Bus route operated by the Maryland Transit Administration

Route 77 is a bus route operated by the Maryland Transit Administration in the suburbs of Baltimore. The line currently runs from the Old Court Metro Subway Station in Pikesville, Maryland, to the Patapsco Light Rail Stop and serves Randallstown, Windsor Mill, Woodlawn, Catonsville, Arbutus, Halethorpe, and Lansdowne as well as the campuses of UMBC and CCBC Catonsville (formerly Catonsville Community College).

==History==
Route 77 was one of the first cross-county bus lines in Baltimore County, Maryland. It started operating in 1974 as an experimental service, originating from the central business district of Pikesville, and terminating at UMBC.

Prior to its introduction, most of the route of Route 77 was not served by any bus lines. For a brief period in 1966, a shuttle service identified as Route 35 operated between UMBC and Catonsville Community College. Streetcar followed by bus service operated in the Halethorpe area. Route 20 operated between Security Square and Westview Malls along a different route, and a branch of Route 44 served Rutherford Business Park (and continued to until 2005).

At that time, service was provided on weekdays only, with rush hour service operating only once every 40 minutes and midday service provided every 50 minutes. The line, which was designed to provide service for the students of UMBC and Catonsville Community College and had its schedule coordinated to the classes of these two institutions, did not provide service out of Pikesville before 6:30 AM or UMBC before 7:30 AM. Within the decades that followed, the line performed above expectations, drawing riders from far beyond the college crowd and proving that a cross-county (suburb-to-suburb) bus route could succeed in the Baltimore area.

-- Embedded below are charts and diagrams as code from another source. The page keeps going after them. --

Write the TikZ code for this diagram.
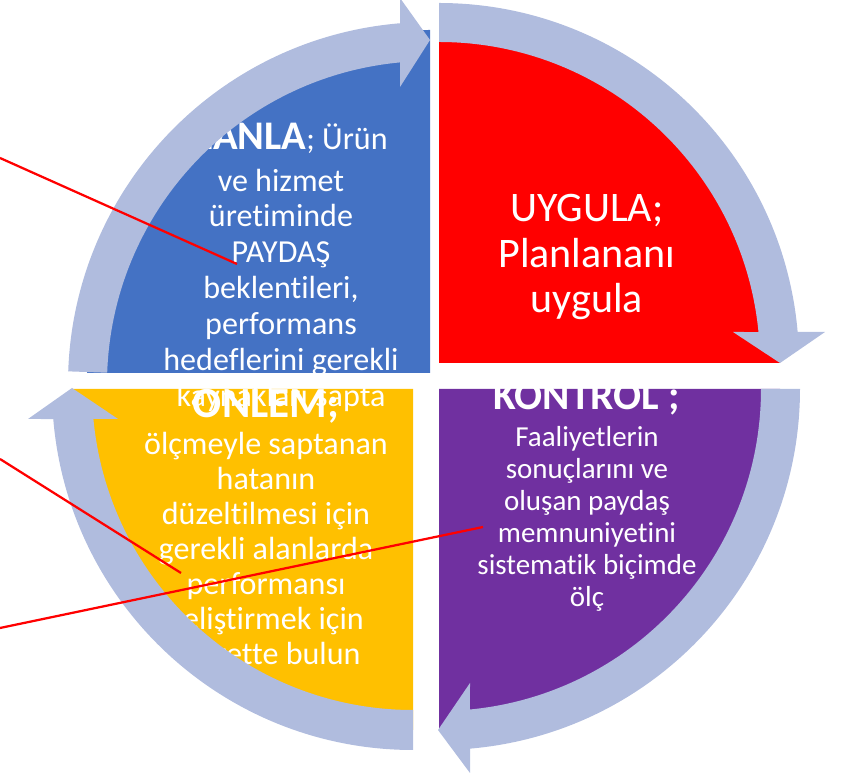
\documentclass[tikz,border=0pt]{standalone}
\usepackage{fontspec}
\setmainfont{Carlito}[RawFeature={-liga;-clig;-calt;-dlig}]
\usetikzlibrary{calc}
\definecolor{planblue}{RGB}{68,114,196}
\definecolor{dored}{RGB}{255,0,0}
\definecolor{actyellow}{RGB}{255,192,0}
\definecolor{checkpurple}{RGB}{112,48,160}
\definecolor{bandgray}{RGB}{176,188,222}
\begin{document}
\begin{tikzpicture}[x=0.025cm,y=0.025cm]
    % Define styles
    \tikzset{
        band/.style={fill=bandgray},
        caption/.style={text=white, align=center, inner sep=0pt, anchor=base},
        pointer/.style={draw=dored, line width=1.6pt},
    }
    \useasboundingbox (0,0) rectangle (843,775);

    % Quadrant corners
    \coordinate (cb) at (430,402);
    \coordinate (cr) at (439,412);
    \coordinate (cp) at (439,386);
    \coordinate (cy) at (413,386);

    % Quadrants
    \fill[planblue] (cb) -- ++(0,343) arc[start angle=90, end angle=180, radius=343] -- cycle;
    \fill[dored] (cr) -- ++(0,341) arc[start angle=90, end angle=0, radius=341] -- cycle;
    \fill[checkpurple] (cp) -- ++(341,0) arc[start angle=0, end angle=-90, radius=341] -- cycle;
    \fill[actyellow] (cy) -- ++(0,-341) arc[start angle=270, end angle=180, radius=341] -- cycle;

    % Texts (placed at the baseline of their last line)
    \node[caption, font=\fontsize{22.8}{25.6}\selectfont] (planla) at (281,368)
        {{\bfseries\fontsize{28.9}{28.9}\selectfont PLANLA}; Ürün\\[4pt] ve hizmet\\ üretiminde\\ PAYDAŞ\\
         beklentileri,\\ performans\\ hedeflerini gerekli\\ kaynakları sapta};
    \node[caption, font=\fontsize{29.9}{32.7}\selectfont] (uygula) at (587,462)
        {UYGULA;\\ Planlananı\\ uygula};
    \node[caption, font=\fontsize{22.8}{24.9}\selectfont] (onlem) at (266,110)
        {{\bfseries\fontsize{30.6}{30.6}\selectfont ÖNLEM;}\\[1.4pt] ölçmeyle saptanan\\ hatanın\\
         düzeltilmesi için\\ gerekli alanlarda\\ performansı\\ geliştirmek için\\ gayrette bulun};
    \node[caption, font=\fontsize{20.6}{22.8}\selectfont] (kontrol) at (587,168)
        {{\bfseries\fontsize{29.5}{29.5}\selectfont KONTROL ;}\\[3.5pt] Faaliyetlerin\\ sonuçlarını ve\\
         oluşan paydaş\\ memnuniyetini\\ sistematik biçimde\\ ölç};

    % Cycle arrows
    \coordinate (bc) at (430,391);
    \fill[band] ($(bc)+(178:362)$) arc[start angle=178, end angle=94.75, radius=362]
        -- (400,777) -- (430,735) -- (400,688)
        -- ($(bc)+(95.33:323)$) arc[start angle=95.33, end angle=178, radius=323] -- cycle;
    \fill[band] ($(cr)+(90:360)$) arc[start angle=90, end angle=4.94, radius=360]
        -- (825,443) -- (780,412) -- (733,443)
        -- ($(cr)+(5.54:321)$) arc[start angle=5.54, end angle=90, radius=321] -- cycle;
    \fill[band] ($(cp)+(0:361)$) arc[start angle=0, end angle=-85.07, radius=361]
        -- (470,2) -- (438,45) -- (470,92)
        -- ($(cp)+(-84.48:322)$) arc[start angle=-84.48, end angle=0, radius=322] -- cycle;
    \fill[band] ($(cy)+(270:361)$) arc[start angle=270, end angle=184.77, radius=361]
        -- (28,356) -- (72,387) -- (118,356)
        -- ($(cy)+(185.36:321)$) arc[start angle=185.36, end angle=270, radius=321] -- cycle;

    % Red pointers
    \coordinate (a1) at (0,617);
    \coordinate (b1) at (237,511);
    \coordinate (a2) at (0,316);
    \coordinate (b2) at (181,202);
    \coordinate (a3) at (0,147);
    \coordinate (b3) at (483,248);
    \draw[pointer] (a1) -- (b1);
    \draw[pointer] (a2) -- (b2);
    \draw[pointer] (a3) -- (b3);
\end{tikzpicture}
\end{document}
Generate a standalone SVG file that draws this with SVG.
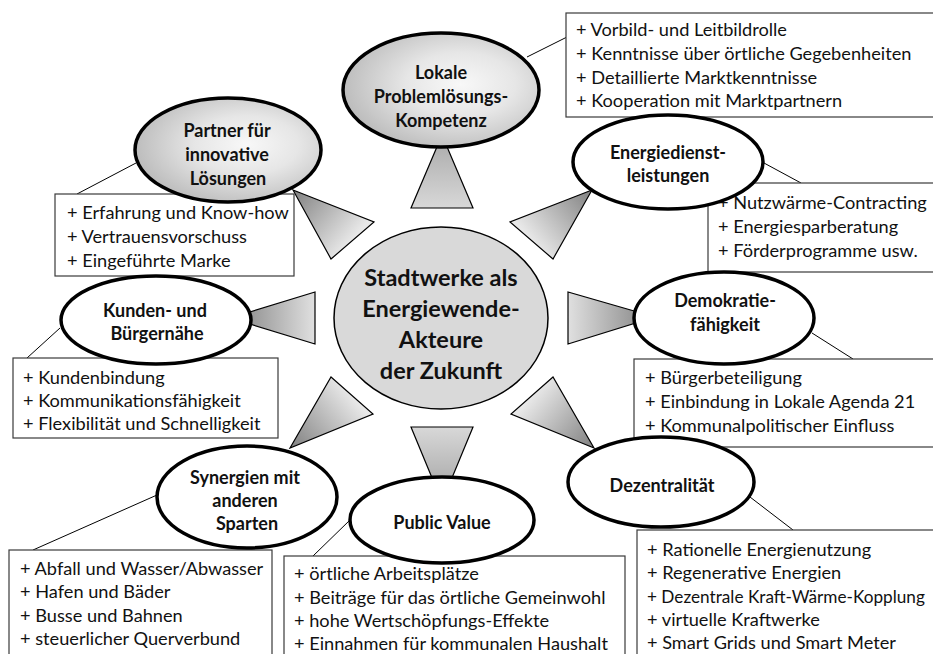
<svg xmlns="http://www.w3.org/2000/svg" width="933" height="654" viewBox="0 0 933 654">
<style>
  .box{fill:#fff;stroke:#3a3a3a;stroke-width:1.2}
  .sat{stroke:#000;stroke-width:3.5}
  .plain{fill:#fff}
  .lead{stroke:#000;stroke-width:1;fill:none}
  .tri{stroke:#000;stroke-width:1.2}
  .t{font-family:Lato,"Liberation Sans",sans-serif;font-size:18.2px;fill:#111}
  .h{font-family:Lato,"Liberation Sans",sans-serif;font-size:18px;font-weight:bold;fill:#111;text-anchor:middle}
  .c{font-family:Lato,"Liberation Sans",sans-serif;font-size:23.5px;font-weight:bold;fill:#111;text-anchor:middle}
</style>
<defs>
  <radialGradient id="gEll" cx="0.6" cy="0.45" r="0.7">
    <stop offset="0" stop-color="#f8f8f8"/>
    <stop offset="0.4" stop-color="#e6e6e6"/>
    <stop offset="1" stop-color="#b0b0b0"/>
  </radialGradient>
  <linearGradient id="gT1" gradientUnits="userSpaceOnUse" x1="352" y1="240" x2="293" y2="190"><stop offset="0" stop-color="#e8e8e8"/><stop offset="1" stop-color="#808080"/></linearGradient>
  <linearGradient id="gT2" gradientUnits="userSpaceOnUse" x1="442" y1="208" x2="442" y2="135"><stop offset="0" stop-color="#d8d8d8"/><stop offset="1" stop-color="#a8a8a8"/></linearGradient>
  <linearGradient id="gT3" gradientUnits="userSpaceOnUse" x1="531" y1="240" x2="592" y2="190"><stop offset="0" stop-color="#e8e8e8"/><stop offset="1" stop-color="#808080"/></linearGradient>
  <linearGradient id="gT4" gradientUnits="userSpaceOnUse" x1="568" y1="318" x2="655" y2="317"><stop offset="0" stop-color="#e0e0e0"/><stop offset="1" stop-color="#808080"/></linearGradient>
  <linearGradient id="gT5" gradientUnits="userSpaceOnUse" x1="532" y1="396" x2="594" y2="448"><stop offset="0" stop-color="#e8e8e8"/><stop offset="1" stop-color="#808080"/></linearGradient>
  <linearGradient id="gT6" gradientUnits="userSpaceOnUse" x1="442" y1="427" x2="442" y2="502"><stop offset="0" stop-color="#d8d8d8"/><stop offset="1" stop-color="#a0a0a0"/></linearGradient>
  <linearGradient id="gT7" gradientUnits="userSpaceOnUse" x1="352" y1="396" x2="290" y2="448"><stop offset="0" stop-color="#e8e8e8"/><stop offset="1" stop-color="#808080"/></linearGradient>
  <linearGradient id="gT8" gradientUnits="userSpaceOnUse" x1="315" y1="318" x2="230" y2="318"><stop offset="0" stop-color="#e0e0e0"/><stop offset="1" stop-color="#808080"/></linearGradient>
</defs>
<rect width="933" height="654" fill="#fff"/>

<g id="connectors">
  <line class="lead" x1="527" y1="57" x2="567" y2="37"/>
  <line class="lead" x1="136" y1="163" x2="77" y2="194"/>
  <line class="lead" x1="764" y1="163" x2="801" y2="183"/>
  <line class="lead" x1="60" y1="328" x2="27" y2="358"/>
  <line class="lead" x1="812" y1="333" x2="853" y2="359"/>
  <line class="lead" x1="157" y1="495" x2="33" y2="550"/>
  <line class="lead" x1="350" y1="520" x2="313" y2="556"/>
  <line class="lead" x1="750" y1="497" x2="793" y2="530"/>
  <polygon class="tri" fill="url(#gT1)" points="293,190 374,222 331,259"/>
  <polygon class="tri" fill="url(#gT2)" points="442,135 411,208 473,208"/>
  <polygon class="tri" fill="url(#gT3)" points="592,190 510,222 553,259"/>
  <polygon class="tri" fill="url(#gT4)" points="655,317 568,292 568,344"/>
  <polygon class="tri" fill="url(#gT5)" points="594,448 511,414 553,377"/>
  <polygon class="tri" fill="url(#gT6)" points="442,502 411,427 473,427"/>
  <polygon class="tri" fill="url(#gT7)" points="290,448 331,377 373,414"/>
  <polygon class="tri" fill="url(#gT8)" points="230,318 315,292 315,344"/>
</g>

<g id="center">
  <ellipse cx="441" cy="318" rx="107" ry="91" fill="#d9d9d9" stroke="#000" stroke-width="1.5"/>
  <text class="c" x="441" y="286">Stadtwerke als</text>
  <text class="c" x="441" y="317">Energiewende-</text>
  <text class="c" x="441" y="348">Akteure</text>
  <text class="c" x="441" y="379">der Zukunft</text>
</g>

<g id="lokale">
  <rect class="box" x="566" y="13" width="380" height="104"/>
  <text class="t" x="576" y="36">+ Vorbild- und Leitbildrolle</text>
  <text class="t" x="576" y="60">+ Kenntnisse über örtliche Gegebenheiten</text>
  <text class="t" x="576" y="84">+ Detaillierte Marktkenntnisse</text>
  <text class="t" x="576" y="107">+ Kooperation mit Marktpartnern</text>
  <ellipse class="sat" cx="441" cy="90" rx="98" ry="57" fill="url(#gEll)"/>
  <text class="h" x="441" y="79">Lokale</text>
  <text class="h" x="441" y="103">Problemlösungs-</text>
  <text class="h" x="441" y="127">Kompetenz</text>
</g>

<g id="partner">
  <rect class="box" x="55" y="194" width="239" height="82"/>
  <text class="t" x="67" y="219">+ Erfahrung und Know-how</text>
  <text class="t" x="67" y="243">+ Vertrauensvorschuss</text>
  <text class="t" x="67" y="267">+ Eingeführte Marke</text>
  <ellipse class="sat" cx="228" cy="150" rx="93" ry="52" fill="url(#gEll)"/>
  <text class="h" x="227" y="137">Partner für</text>
  <text class="h" x="227" y="161">innovative</text>
  <text class="h" x="228" y="185">Lösungen</text>
</g>

<g id="energie">
  <rect class="box" x="708" y="183" width="240" height="89"/>
  <text class="t" x="718" y="209">+ Nutzwärme-Contracting</text>
  <text class="t" x="718" y="233">+ Energiesparberatung</text>
  <text class="t" x="718" y="257">+ Förderprogramme usw.</text>
  <ellipse class="sat plain" cx="668" cy="162" rx="95" ry="47"/>
  <text class="h" x="668" y="159">Energiedienst-</text>
  <text class="h" x="668" y="182">leistungen</text>
</g>

<g id="kunden">
  <rect class="box" x="13" y="358" width="265" height="80"/>
  <text class="t" x="23" y="384">+ Kundenbindung</text>
  <text class="t" x="23" y="407">+ Kommunikationsfähigkeit</text>
  <text class="t" x="23" y="430">+ Flexibilität und Schnelligkeit</text>
  <ellipse class="sat plain" cx="156" cy="320" rx="95" ry="44"/>
  <text class="h" x="155" y="317">Kunden- und</text>
  <text class="h" x="157" y="340">Bürgernähe</text>
</g>

<g id="demokratie">
  <rect class="box" x="634" y="359" width="310" height="88"/>
  <text class="t" x="645" y="384">+ Bürgerbeteiligung</text>
  <text class="t" x="645" y="408">+ Einbindung in Lokale Agenda 21</text>
  <text class="t" x="645" y="432">+ Kommunalpolitischer Einfluss</text>
  <ellipse class="sat plain" cx="724" cy="318" rx="90" ry="46"/>
  <text class="h" x="725" y="307">Demokratie-</text>
  <text class="h" x="725" y="331">fähigkeit</text>
</g>

<g id="synergien">
  <rect class="box" x="9" y="550" width="263" height="110"/>
  <text class="t" x="20" y="575">+ Abfall und Wasser/Abwasser</text>
  <text class="t" x="20" y="598">+ Hafen und Bäder</text>
  <text class="t" x="20" y="622">+ Busse und Bahnen</text>
  <text class="t" x="20" y="645">+ steuerlicher Querverbund</text>
  <ellipse class="sat plain" cx="247" cy="497" rx="90" ry="51"/>
  <text class="h" x="245" y="484">Synergien mit</text>
  <text class="h" x="245" y="507">anderen</text>
  <text class="h" x="247" y="530">Sparten</text>
</g>

<g id="publicvalue">
  <rect class="box" x="284" y="556" width="341" height="104"/>
  <text class="t" x="294" y="580">+ örtliche Arbeitsplätze</text>
  <text class="t" x="294" y="604">+ Beiträge für das örtliche Gemeinwohl</text>
  <text class="t" x="294" y="627">+ hohe Wertschöpfungs-Effekte</text>
  <text class="t" x="294" y="650">+ Einnahmen für kommunalen Haushalt</text>
  <ellipse class="sat plain" cx="442" cy="520" rx="92" ry="43"/>
  <text class="h" x="442" y="529">Public Value</text>
</g>

<g id="dezentral">
  <rect class="box" x="637" y="530" width="310" height="130"/>
  <text class="t" x="647" y="556">+ Rationelle Energienutzung</text>
  <text class="t" x="647" y="579">+ Regenerative Energien</text>
  <text class="t" x="647" y="603" style="font-size:17.2px">+ Dezentrale Kraft-Wärme-Kopplung</text>
  <text class="t" x="647" y="626">+ virtuelle Kraftwerke</text>
  <text class="t" x="647" y="649">+ Smart Grids und Smart Meter</text>
  <ellipse class="sat plain" cx="661" cy="482" rx="93" ry="45"/>
  <text class="h" x="662" y="492">Dezentralität</text>
</g>
</svg>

In 1987, in conjunction with the opening of the Old Court Metro Subway Station and the extension of Route M-2 to this location, the station also became the new northern terminus for Route 77. Some trips operated along the old route to Pikesville during a period of time when Old Court Station was closed at night. This portion was discontinued in 2005.

In 1995, selected trips were extended south of UMBC to the Patapsco Light Rail Stop through the Halethorpe area, improving connections. The frequency was also slightly improved.

In 1997, Saturday service was added. At first, it operated only between Old Court and Security Square Mall, but it was later extended to UMBC. Sunday service was added in 2001.

In 2005, as part of the Greater Baltimore Bus Initiative, all trips were extended to the Patapsco Light Rail Stop, and the route was slightly changed to replace a portion of Route 31, which was merged into other routes. Midday and Saturday service was increased to one bus every 30 minutes.